A boat is really a house combined with a car and put into an environment that constantly attacks it. Saltwater and sun destroy whatever they can without mercy. It’s a matter of constant maintenance as things will always break. Some items you can have back-up for, like an alternative GPS, a generator, or an extra ground tackle set up. But there is a limit to what we can carry and few boats boast a second dinghy, a back-up stove or a spare mast.

 

The real trick is all about attitude and how well you roll with the punches. Things fail and no amount of money or care can change that especially if you actually use your boat and go sailing. But if you can lessen the emotional toll that each breakage takes on your mood then it becomes easier to deal with what the seas throw at you.

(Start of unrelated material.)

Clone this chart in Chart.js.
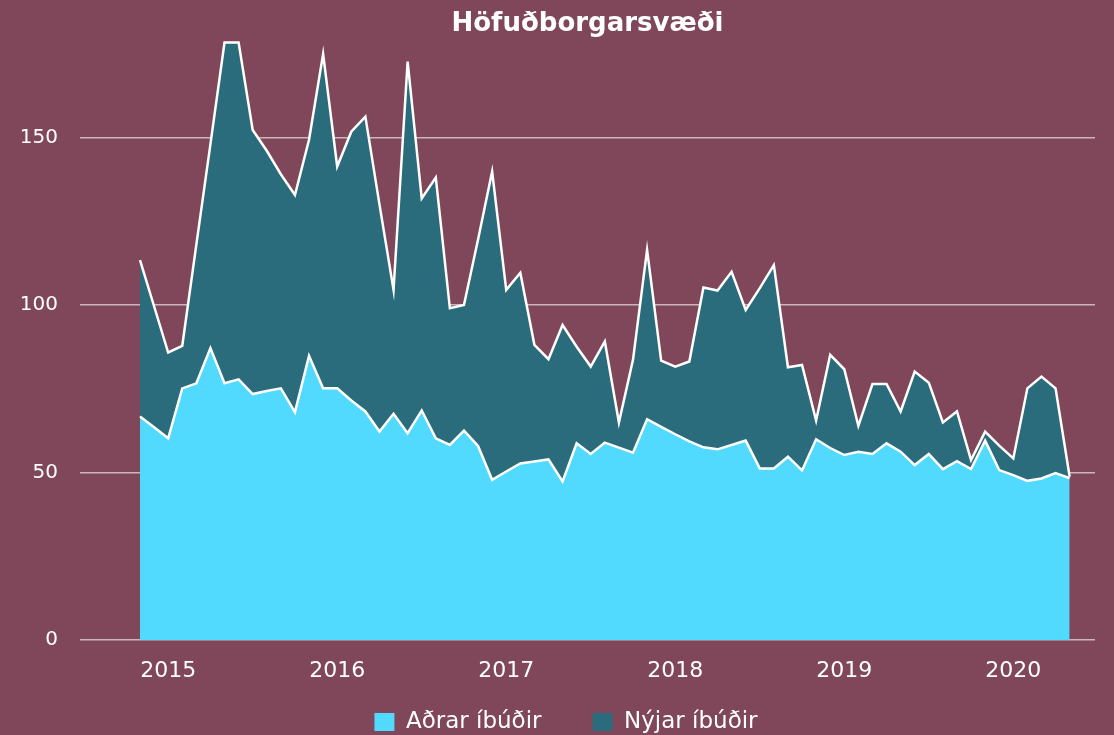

Keeping your sense of humour is vital and helps you to consider each hiccup to be a lesson in disguise.

 

There are the silly days when your breakages aren’t vital kit but annoying glitches in your creature comforts: all in one go the inverter overheats and catches fire, a saltwater pump suddenly fails and sends you rushing for the seacock and then the motor goes in an electric fan which you were relying on for easing the heat of the sweltering tropics. The bigger issues, like the loss of a sail, can surprise you as a mainsail may seem to be in great condition until that one windy or stormy occasion when the fabric gives way and you’re left with streamers.

 

Some failures you simply learn to live with due to maybe limited finances, geographic remoteness or sheer lethargy. You might be content with a dinghy that needs re-inflating each time it’s used; a faulty chartplotter can be replaced with the right app and charts on your phone; and the burner on our stove that won’t stay lit can wait until we encounter problems with the other one. Our chest fridge worked when we left England, behaved funnily by Gibraltar, and totally conked out mid-Caribbean. In the end we were without refrigeration for a full 8 months but it proved easier than you’d imagine, particularly as it’s our main power drain. We simply kept buying ice to fill up the defunct chest-housing and used it as a cooler until we bought a new compressor

 

Ready for the chance of our windlass breaking we learned how to anchor by hand. That’s not straightforward when you’re talking about 60 metres of chain and a 30kg anchor. But we reasoned that it would be a sensible skill to master and when the motor did fail we were prepared.

 

We still have a broken autopilot. Before we had children we enjoyed hand-steering and would do ocean passages with extra friends so there were always enough willing hands. When we chose to use the autopilot we discovered that it wouldn’t hold a course. Yet another malfunction but we became better sailors as a result. It meant that we understood sail-trim more and balanced the boat. Years on from that and we still have autopilot issues that crop up in inconvenient places like equatorial and diesel-heavy Indonesia.

 

Our automatic bilge pump never worked but was only an issue when we planned to leave the boat during hurricane season. Without the deadline of the impending downpours, it would probably still be on the list. Using the manual pump gave us a better understanding of how much saltwater we took in through the stern gland and how much freshwater we had from rain.

 

Sometimes you tackle a whole bunch of problems in one go. We had a period like that when we first bought our yacht but even the best quality parts can’t last forever and we found ourselves explaining to family and friends that nothing can make your boat indestructible. This is useful when planning for an ocean crossing: you walk around and go through the boat both above and below decks and ask yourself “what happens if this breaks?” trying to keep calm and level-headed about the consequences. Some of these running repairs and damages you can prepare for and others will be tests of your engineering ingenuity. It’s amazing how much you can do with duct tape…

 

And somehow you never lose hope that each new repair could perhaps be simpler and that this one element of your boat will now be flawless and failsafe. But, in the event that it’s not, just don’t let it break you.